As many of our long-time members will recall, this set off a chain of events that led to me phoning Craig to pitch him on an interview for The Cult. For the first time I felt so inspired to hunt down an unknown writer and make him KNOWN that I was overwhelmed by the feeling. Craig was a kindred soul and we were soon friends, yapping on the phone about movies and books, and then even meeting each other face to face finally for beer and good conversation. But it was the book itself that propelled me to send a copy one day to Chuck... just to offer him a great story to devour, the way Wendy had to me.

"I swear to God this is the best book I have read in easily five years. Easily. Maybe ten years." - Chuck Palahniuk

But when Chuck read The Contortionist Handbook the buzz just spread even further. Soon, you were hard-pressed to find a book reading where Chuck was not declaring Craig's name and urging people to read his book. Chuck even offered his enthusiastic review of the book as a quote for the front cover of the trade paperback.

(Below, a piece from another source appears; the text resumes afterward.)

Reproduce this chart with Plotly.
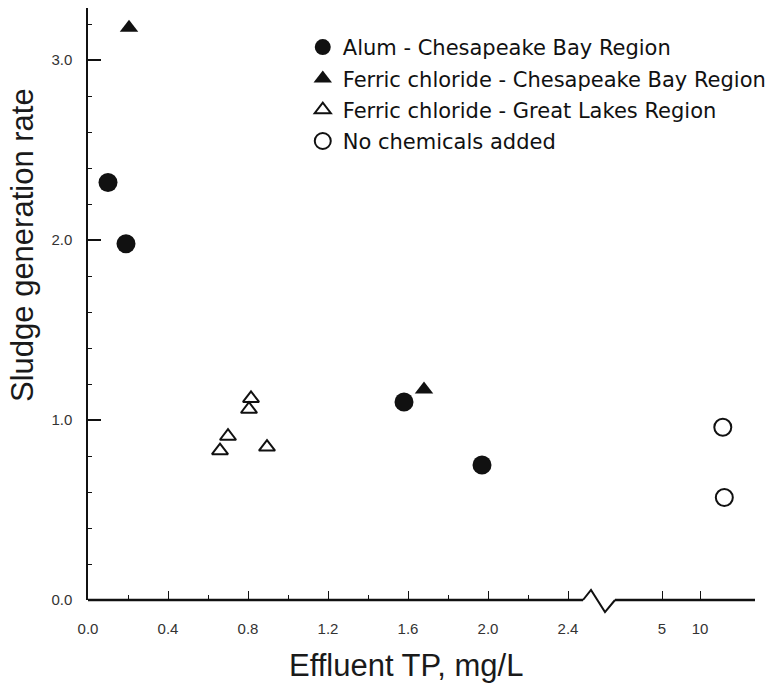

Fast forward three years and Craig has returned. He's greeted by a lot of pressure. Most of it, brought on by himself. But I'm hear to tell you all not to worry. Dermaphoria is better than 'The Contortionist Handbook'... at least, in my humble opinion. Craig has done it. He's written a book that is a notch up. And I think he's solidified our trust in him as one of the best writers of the new millenium.


Dennis Widmyer: It's been three years since the hardcover release of your word-of-mouth debut 'The Contortionist Handbook'. Now, we're greeted with your long-awaited follow-up, 'Dermaphoria'. So what's the book about, and what took you so long!?

Craig Clevenger: It's the diary of an amnesiac LSD chemist who's hooked on a drug which synthesizes the feeling of human touch. I started writing it shortly after I'd finished the Handbook, but by then I was working again, so was back to writing in my spare time versus full time. As for the second half of your question, that answer's a little tougher. For starters, I had a character in mind for the Handbook, which made developing a story much easier. John Vincent had been evolving in my head for some time, so the story came naturally. With Dermaphoria, I had the premise for the story first, but had no main character. For me, that's a much tougher way to begin something.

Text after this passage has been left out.